Não admira por isso que no final nenhum partido tivesse sozinho uma maioria de deputados, tornando obrigatórios compromissos interpartidários para aprovar todas as soluções constitucionais; que a maioria dos partidos políticos que pulularam depois do 25 de Abril, entre eles alguns dos mais activos na agitação revolucionária, tivessem ficado pura e simplesmente excluídos da representação em São Bento ou tivessem obtido uma representação tendencialmente marginal. Não é ousado dizer que, tivesse sido outra a lei eleitoral, e outra poderia ter sido a sua composição e diversa poderia ter sido a própria Constituição. Acresce ainda que, ao serem depois acolhidas na própria Lei Fundamental as principais opções da lei eleitoral para a Assembleia Constituinte (sistema proposicional, distritos eleitorais, monopólio partidário de candidaturas, etc.), esta prefigurou um dos principais fundamentos do novo regime constitucional.

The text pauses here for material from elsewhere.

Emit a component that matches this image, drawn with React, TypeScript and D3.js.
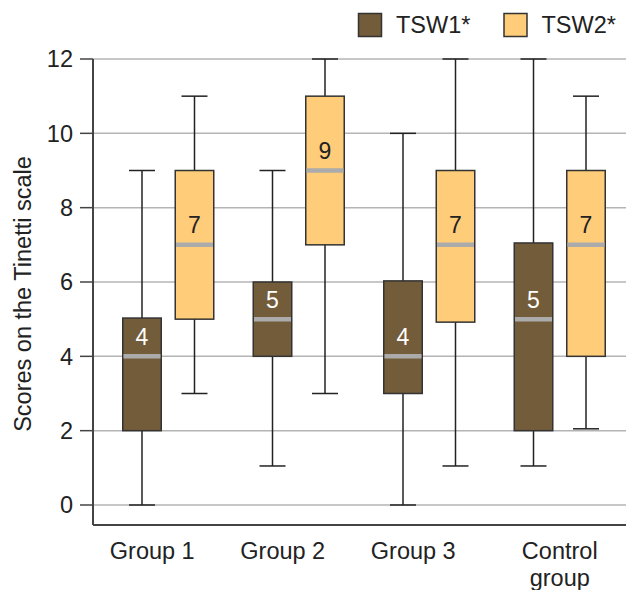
import React, { useEffect, useRef } from "react";
import * as d3 from "d3";

// categories and series
const groups = ["Group 1", "Group 2", "Group 3", "Control group"];
const seriesNames = ["TSW1*", "TSW2*"];
const seriesColors = ["#735c3a", "#ffcc79"];
const medianTextColors = ["#ffffff", "#222222"];

// box statistics per series, one entry per group
const tsw1Min = [0, 1.05, 0, 1.05];
const tsw1Q1 = [2, 4, 3, 2];
const tsw1Median = [4, 5, 4, 5];
const tsw1Q3 = [5.03, 6, 6.03, 7.05];
const tsw1Max = [9, 9, 10, 12];

const tsw2Min = [3, 3, 1.05, 2.05];
const tsw2Q1 = [5, 7, 4.92, 4];
const tsw2Median = [7, 9, 7, 7];
const tsw2Q3 = [9, 11, 9, 9];
const tsw2Max = [11, 12, 12, 11];

const yTicks = [0, 2, 4, 6, 8, 10, 12];

const W = 626;
const H = 590;
const FONT = "'Liberation Sans', Arial, sans-serif";

function App() {
  const ref = useRef<SVGSVGElement>(null);

  useEffect(() => {
    const svg = d3.select(ref.current);
    svg.selectAll("*").remove();

    const left = 93;
    const right = 626;
    const axisBottom = 525;

    const y = d3.scaleLinear().domain([0, 12]).range([505, 59]);
    const x0 = d3.scaleBand<string>().domain(groups).range([103, 625]);
    const x1 = d3.scalePoint<string>().domain(seriesNames).range([-26.25, 26.25]);
    const boxW = 38.5;
    const capW = 26;

    const stats = [
      groups.map((g, i) => ({ g, min: tsw1Min[i], q1: tsw1Q1[i], med: tsw1Median[i], q3: tsw1Q3[i], max: tsw1Max[i] })),
      groups.map((g, i) => ({ g, min: tsw2Min[i], q1: tsw2Q1[i], med: tsw2Median[i], q3: tsw2Q3[i], max: tsw2Max[i] })),
    ];

    // grid
    svg.append("g")
      .selectAll("line")
      .data(yTicks)
      .join("line")
      .attr("x1", left)
      .attr("x2", right)
      .attr("y1", d => y(d))
      .attr("y2", d => y(d))
      .attr("stroke", "#b4b4b4")
      .attr("stroke-width", 1.5);

    // y axis
    const yAxis = svg.append("g");
    yAxis.append("line")
      .attr("x1", left).attr("x2", left)
      .attr("y1", y(12)).attr("y2", axisBottom)
      .attr("stroke", "#444").attr("stroke-width", 2);
    yAxis.selectAll(".tick")
      .data(yTicks)
      .join("line")
      .attr("x1", 80).attr("x2", left)
      .attr("y1", d => y(d)).attr("y2", d => y(d))
      .attr("stroke", "#444").attr("stroke-width", 1.5);
    yAxis.selectAll("text")
      .data(yTicks)
      .join("text")
      .attr("x", 73)
      .attr("y", d => y(d))
      .attr("dy", "0.36em")
      .attr("text-anchor", "end")
      .attr("font-size", 23.5)
      .attr("fill", "#222")
      .text(d => d);

    svg.append("text")
      .attr("transform", `translate(31, ${(155 + 433) / 2}) rotate(-90)`)
      .attr("text-anchor", "middle")
      .attr("font-size", 23.5)
      .attr("fill", "#222")
      .text("Scores on the Tinetti scale");

    // x axis
    svg.append("line")
      .attr("x1", left).attr("x2", right)
      .attr("y1", axisBottom).attr("y2", axisBottom)
      .attr("stroke", "#444").attr("stroke-width", 2);

    const xl = svg.append("g")
      .selectAll("text")
      .data(groups)
      .join("text")
      .attr("x", d => x0(d)! + x0.bandwidth() / 2 + (d.includes(" group") ? 0 : -16))
      .attr("y", 559)
      .attr("text-anchor", "middle")
      .attr("font-size", 23.5)
      .attr("fill", "#222");
    xl.each(function (d) {
      const t = d3.select(this);
      const words = d.includes(" group") ? d.split(" ") : [d];
      words.forEach((w, i) => {
        t.append("tspan")
          .attr("x", t.attr("x"))
          .attr("dy", i === 0 ? 0 : 27)
          .text(w);
      });
    });

    // boxes
    stats.forEach((rows, si) => {
      const gS = svg.append("g");
      const cx = (d: any) => x0(d.g)! + x0.bandwidth() / 2 + x1(seriesNames[si])!;

      gS.selectAll(".whisker")
        .data(rows)
        .join("line")
        .attr("x1", cx).attr("x2", cx)
        .attr("y1", d => y(d.min)).attr("y2", d => y(d.max))
        .attr("stroke", "#222").attr("stroke-width", 1.5);
      ["min", "max"].forEach(k => {
        gS.selectAll(".cap-" + k)
          .data(rows)
          .join("line")
          .attr("x1", d => cx(d) - capW / 2).attr("x2", d => cx(d) + capW / 2)
          .attr("y1", (d: any) => y(d[k])).attr("y2", (d: any) => y(d[k]))
          .attr("stroke", "#222").attr("stroke-width", 1.5);
      });
      gS.selectAll(".box")
        .data(rows)
        .join("rect")
        .attr("x", d => cx(d) - boxW / 2)
        .attr("width", boxW)
        .attr("y", d => y(d.q3))
        .attr("height", d => y(d.q1) - y(d.q3))
        .attr("fill", seriesColors[si])
        .attr("stroke", "#333")
        .attr("stroke-width", 1.5);
      gS.selectAll(".median")
        .data(rows)
        .join("line")
        .attr("x1", d => cx(d) - boxW / 2 + 0.75).attr("x2", d => cx(d) + boxW / 2 - 0.75)
        .attr("y1", d => y(d.med)).attr("y2", d => y(d.med))
        .attr("stroke", "#ababab").attr("stroke-width", 4.5);
      gS.selectAll(".mlabel")
        .data(rows)
        .join("text")
        .attr("x", cx)
        .attr("y", d => y(d.med) - 11.5)
        .attr("text-anchor", "middle")
        .attr("font-size", 23)
        .attr("fill", medianTextColors[si])
        .text(d => d.med);
    });

    // legend
    const legendX = [358.5, 504];
    const lg = svg.append("g")
      .selectAll("g")
      .data(seriesNames)
      .join("g")
      .attr("transform", (_, i) => `translate(${legendX[i]}, 13.5)`);
    lg.append("rect")
      .attr("width", 23).attr("height", 23)
      .attr("fill", (_, i) => seriesColors[i])
      .attr("stroke", "#333").attr("stroke-width", 1.5);
    lg.append("text")
      .attr("x", 37.5).attr("y", 19.8)
      .attr("font-size", 23.5)
      .attr("fill", "#222")
      .text(d => d);
  }, []);

  return (
    <div style={{ position: "absolute", left: 0, top: 0 }}>
      <svg ref={ref} width={W} height={H} style={{ display: "block", fontFamily: FONT, background: "#fff" }} />
    </div>
  );
}

export default App;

Conto-me entre os que participaram activamente nas eleições de 25 de Abril de 1975 e que, no seguimento delas, partilharam dessa aventura que foi a elaboração, a um tempo exaltante e atribulada, da Constituição de 1976. Revisitando o passado, não é seguramente por não me rever em todas as posições que nessa altura defendi que deixo de sentir um enorme orgulho e até alguma emoção pela honra que tive em ter sido um dos constituintes de 1975-76. São momentos singulares esses em que a nossa história pessoal compartilha momentos conformadores da história política nacional.